Staying in the beautiful gite just outside the village was useful for us in many ways. It had obviously been an old farm with "dépendances" and it had been restored to an exceptionally high standard. This gave us a good idea of what could be acheived with an old property and something to aim for. We also appreciated that the gite owners must have spent a lot of time and money making the place so fabulous.
However, as the days went by we started to find it rather spooky. During the day it was fine, and it was usually filled with sunshine. The decoration was bright and colourful and there were roses and strawberries growing in the little garden at the back.
At night it changed character and we both felt uncomfortable moving about the house. Maybe the darkness around the house, which was in a hamlet with no street lights, contributed to our unease, or perhaps the intense silence. There were other houses very close by but it was very quiet after dark, apart from the noise of (presumably) small animals scurrying here and there, plus the occasional bark from the neighbour's dog and the hoot of an owl. After a few uneasy nights we got into the habit of closing off half of the house, which was in fairness way too big for just the two of us, by shutting the door to the downstairs corridor and the bigger bedroom upstairs. We ate and listened to music in the kitchen and stayed out of the salon, which was actually down some steps into what would have been an adjoining cottage.
The house would also occasionally have an unpleasant smell. Definitely a smelly-drain sort of pong but we could never work out why it would be there some times and not at others. There seemed to be no pattern.
By contrast, from the moment we first entered the little cottage "au pied du chateau" it felt like a sunny and happy place. It didn't need a huge amount of "doing up" either. Many of the houses we had looked at needed such a lot of work that it was not easy to envisage how they could look when "done up" and some of them also felt distinctly spooky. The gite experience convince us that having somewhere in the village and not even vaguely isolated was the right thing for us.
We could move no further until Tuesday when the immobier reopened. It was Sunday and there was a change in the weather. We decided to amuse ouselves by doing a bit more exploring. We headed south and came across a very pretty little place called Angles sur Anglin, the Anglin being the river flowing through the village.
Being a Sunday in August it was predictably extremely busy, crammed full of tourists of many nationalities. There were lots of antique and secondhand shops selling incredibly overpriced stuff that no-one in their right mind would buy. Also a couple of artists studios and craft shops.
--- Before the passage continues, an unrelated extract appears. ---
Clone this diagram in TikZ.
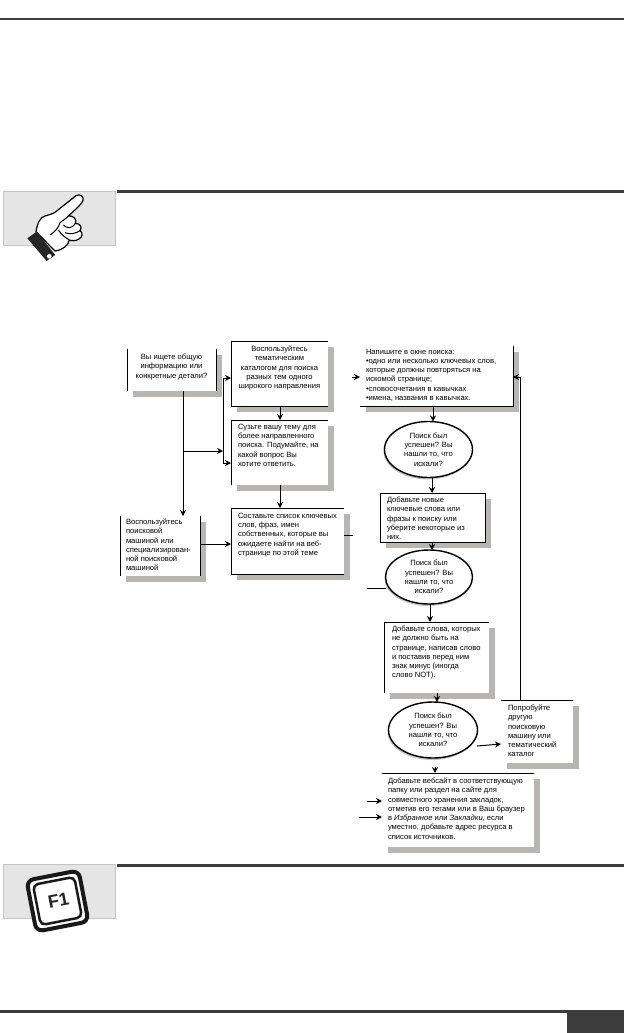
\documentclass[tikz,border=0pt]{standalone}
\usepackage{fontspec}
\setmainfont{Liberation Sans}
\usetikzlibrary{arrows.meta,shapes.geometric,calc}
\definecolor{rulec}{HTML}{3C3C3C}
\definecolor{shad}{HTML}{B9B5B0}
\definecolor{panel}{HTML}{E5E5E5}
\definecolor{panelb}{HTML}{C4C4C4}
\tikzset{
  ln/.style={line width=1pt,black},
  con/.style={line width=1pt,black,-{Stealth[length=6pt,width=6pt]}},
  plain/.style={line width=1pt,black},
  shadowfill/.style={fill=shad,draw=none},
  boxn/.style={fill=white,draw=none,inner sep=0pt,outer sep=0pt},
  txt/.style={inner sep=0pt,outer sep=0pt,font=\fontsize{7.6pt}{9.25pt}\selectfont,align=left,anchor=north west},
  txtc/.style={txt,align=center,anchor=north},
  ell/.style={ellipse,draw=black,line width=1.4pt,fill=white,inner sep=0pt,outer sep=0pt},
  ellsh/.style={ellipse,fill=shad!80,draw=none,inner sep=0pt,outer sep=0pt},
  panelbox/.style={fill=panel,draw=panelb,line width=.5pt},
  heavy/.style={rulec,line width=3pt},
}
% name, x1, y1, x2, y2 of the white face; shadow offset is fixed
\newcommand{\pbox}[5]{%
  \fill[shadowfill] (#2+5.5,#3+5.5) rectangle (#4+6,#5+6);
  \node[boxn,minimum width=#4pt-#2pt,minimum height=#5pt-#3pt] (#1) at ({(#2+#4)/2},{(#3+#5)/2}) {};
}
\begin{document}
\begin{tikzpicture}[x=1pt,y=-1pt]
\useasboundingbox (0,0) rectangle (624,1033);
\fill[white] (0,0) rectangle (624,1033);

% page furniture
\coordinate (tl) at (0,19); \coordinate (tr) at (624,19);
\draw[rulec,line width=2pt] (tl) -- (tr);
\coordinate (r1l) at (117,191.5); \coordinate (r1r) at (624,191.5);
\draw[heavy] (r1l) -- (r1r);
\coordinate (r2l) at (117,865); \coordinate (r2r) at (624,865);
\draw[heavy] (r2l) -- (r2r);
\coordinate (bl) at (0,1011.5); \coordinate (br) at (624,1011.5);
\draw[rulec,line width=2.5pt] (bl) -- (br);
\fill[rulec] (567,1011) rectangle (624,1033);

% panels
\draw[panelbox] (3,191) rectangle (115,245);
\draw[panelbox] (3,864) rectangle (115,918);

% pointing hand
\begin{scope}[shift={(0,180)},x=.3333pt,y=-.3333pt]
  \draw[fill=white,line width=1.2pt,line join=round]
    (108,155) .. controls (112,130) and (120,112) .. (135,108)
    .. controls (145,105) and (155,103) .. (165,97)
    -- (228,47) .. controls (240,40) and (253,50) .. (249,62)
    .. controls (245,72) and (225,90) .. (205,108)
    .. controls (220,106) and (232,118) .. (226,130)
    .. controls (240,130) and (248,142) .. (240,152)
    .. controls (250,158) and (248,172) .. (235,178)
    .. controls (228,183) and (215,183) .. (208,180)
    .. controls (205,195) and (190,210) .. (165,213)
    -- cycle;
  \draw[line width=1pt] (150,165) .. controls (165,155) and (175,145) .. (180,128)
    (180,128) .. controls (190,120) and (200,115) .. (205,108)
    (175,150) .. controls (185,165) and (195,172) .. (208,180)
    (190,135) .. controls (200,145) and (215,148) .. (226,130)
    (195,158) .. controls (210,165) and (228,160) .. (240,152);
  \fill[black!85] (82,175) -- (110,155) -- (166,225) -- (140,243) -- cycle;
  \fill[white] (148,229) circle (7);
\end{scope}

% F1 key
\node[rotate=11,rounded corners=7pt,draw=black!90,line width=4pt,fill=white,minimum width=53pt,minimum height=52pt,inner sep=0pt] (keyo) at (57.5,901) {};
\node[rotate=11,rounded corners=5pt,draw=black!90,line width=2.5pt,fill=white,minimum width=42pt,minimum height=41pt,inner sep=0pt] (keyi) at (57.5,901) {};
\node[rotate=11,inner sep=0pt,font=\fontsize{18pt}{18pt}\selectfont\bfseries,text=black!85] (keyt) at (58.5,900.5) {F1};

% flow boxes
\pbox{b1}{127}{349}{216}{391}
\node[txtc] (t1) at (b1.north) [yshift=-5pt] {Вы ищете общую\\информацию или\\конкретные детали?};
\pbox{b2}{231}{341}{328}{406}
\node[txtc] (t2) at (b2.north) [yshift=-5pt] {Воспользуйтесь\\тематическим\\каталогом для поиска\\разных тем одного\\широкого направления};
\pbox{b3}{231}{420}{328}{485}
\node[txt] (t3) at (238,424) {Сузьте вашу тему для\\более направленного\\поиска. Подумайте, на\\какой вопрос Вы\\хотите ответить.};
\pbox{b4}{231}{508}{344}{574}
\node[txt] (t4) at (238,513) {Составьте список ключевых\\слов, фраз, имен\\собственных, которые вы\\ожидаете найти на веб-\\странице по этой теме};
\pbox{b5}{120}{516}{200}{576}
\node[txt] (t5) at (126,519) {Воспользуйтесь\\поисковой\\машиной или\\специализирован-\\ной поисковой\\машиной};
\pbox{b6}{360}{346}{513}{406}
\node[txt] (t6) at (366,349) {Напишите в окне поиска:\\•одно или несколько ключевых слов,\\которые должны повторяться на\\искомой странице;\\•словосочетания в кавычках\\•имена, названия в кавычках.};
\pbox{b7}{380}{493}{485}{542}
\node[txt] (t7) at (387,497) {Добавьте новые\\ключевые слова или\\фразы к поиску или\\уберите некоторые из\\них.};
\pbox{b8}{384}{622}{489}{693}
\node[txt] (t8) at (392,626) {Добавьте слова, которых\\не должно быть на\\странице, написав слово\\и поставив перед ним\\знак минус (иногда\\слово NOT).};
\pbox{b9}{501}{700}{573}{763}
\node[txt] (t9) at (508,705) {Попробуйте\\другую\\поисковую\\машину или\\тематический\\каталог};
\pbox{b10}{382}{773}{534}{847}
\node[txt] (t10) at (388,778) {Добавьте вебсайт в соответствующую\\папку или раздел на сайте для\\совместного хранения закладок,\\отметив его тегами или в Ваш браузер\\в \textit{Избранное} или \textit{Закладки}, если\\уместно, добавьте адрес ресурса в\\список источников.};

% partial box outlines
\draw[ln] (b1.north west) -- (b1.south west) (b1.north east) -- (b1.south east);
\draw[ln] (b2.south east) -- (b2.south west) -- (b2.north west) -- (b2.north east);
\draw[ln] (b3.south west) -- (b3.north west) -- (b3.north east);
\draw[ln] (b4.south east) -- (b4.south west) -- (b4.north west) -- (b4.north east);
\draw[ln] (b5.north west) -- (b5.south west) (b5.north east) -- (b5.south east);
\draw[ln] (b6.south west) -- (b6.south east) -- (b6.north east);
\draw[ln] (b7.north west) rectangle (b7.south east);
\draw[ln] (b8.south west) -- (b8.north west) -- (b8.north east);
\draw[ln] (b9.north west) -- (b9.north east);
\draw[ln] (b10.north west) -- (b10.north east);

% ellipses
\node[ellsh,minimum width=88pt,minimum height=57pt] (e1s) at (427.5,451) {};
\node[ell,minimum width=88pt,minimum height=56pt] (e1) at (428.5,449.5) {};
\node[txtc,anchor=center] (te1) at (e1.center) {Поиск был\\успешен? Вы\\нашли то, что\\искали?};
\node[ellsh,minimum width=87pt,minimum height=55pt] (e2s) at (428,578.5) {};
\node[ell,minimum width=87pt,minimum height=54pt] (e2) at (429,577) {};
\node[txtc,anchor=center] (te2) at (e2.center) {Поиск был\\успешен? Вы\\нашли то, что\\искали?};
\node[ellsh,minimum width=89pt,minimum height=57pt] (e3s) at (432,731.5) {};
\node[ell,minimum width=89pt,minimum height=56pt] (e3) at (433,730) {};
\node[txtc,anchor=center] (te3) at (e3.center) {Поиск был\\успешен? Вы\\нашли то, что\\искали?};

% connectors
\coordinate (bus) at (223,451);
\coordinate (x1) at (183,391);
\coordinate (j1) at (x1 |- bus);
\draw[plain] (b1.south -| x1) -- (j1);
\draw[con] (j1) -- (b5.north -| j1);
\draw[con] (j1) -- (bus);
\coordinate (a2) at ($(b2.west)+(0,4.5)$);
\coordinate (a3) at ($(b3.west)+(0,10.5)$);
\draw[con] (a3 -| bus) -- (a3);
\draw[con] (bus |- a3) -- (bus |- a2) -- (a2);
\coordinate (x23) at (280,406);
\draw[con] (b2.south -| x23) -- (b3.north -| x23);
\draw[con] (b3.south -| x23) -- (b4.north -| x23);
\coordinate (y54) at (200,544);
\draw[con] (b5.east |- y54) -- (b4.west |- y54);
\coordinate (s4) at (353,535);
\draw[plain] (b4.east |- s4) -- (s4);
\coordinate (s6a) at (352,377);
\coordinate (s6b) at (360,377);
\draw[con] (s6a) -- (s6b);
\coordinate (s7) at (367,588);
\draw[plain] (s7) -- (s7 -| e2.west);
\coordinate (x6) at (433,406);
\draw[con] (b6.south -| x6) -- (x6 |- e1.north);
\coordinate (x7) at (432,480);
\draw[con] (x7 |- e1.south) -- (x7 |- b7.north);
\draw[con] (x7 |- b7.south) -- (x7 |- e2.north);
\coordinate (x8) at (430,604);
\draw[con] (x8 |- e2.south) -- (x8 |- b8.north);
\coordinate (x9) at (437,693);
\draw[con] (x9 |- b8.south) -- (x9 |- e3.north);
\coordinate (e3r) at (477,746);
\coordinate (b9l) at (501,744);
\draw[con] (e3r) -- (b9l);
\coordinate (x10) at (435,767);
\draw[con] (x10) -- (x10 |- b10.north);
\coordinate (ret) at (520,377);
\draw[plain] (ret |- b9.north) -- (ret);
\draw[con] (ret) -- (b6.east |- ret);
\coordinate (q1) at (367,801);
\coordinate (q2) at (359,817);
\draw[con] (q1) -- (b10.west |- q1);
\draw[con] (q2) -- (b10.west |- q2);
\end{tikzpicture}
\end{document}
In spite of its very touristy feel, it is a lovely spot and we have since been back on a weekday and enjoyed a stroll around the village and a coffee in the square watching the world go by.
By Monday the weather had changed and it was cool and raining. Our 10-day forecast obtained before we set off on holiday the week before had by now expired and we were not prepared us for this so we spent the day shopping for a jumper, a rainjacket and an umbrella. We went to Chatellerault and were pleased to find that although it is a sizeable town, there is plenty of free parking available for a visit to the shops. In Monoprix we found just what we wanted and then we had a good lunch in one of the street cafes.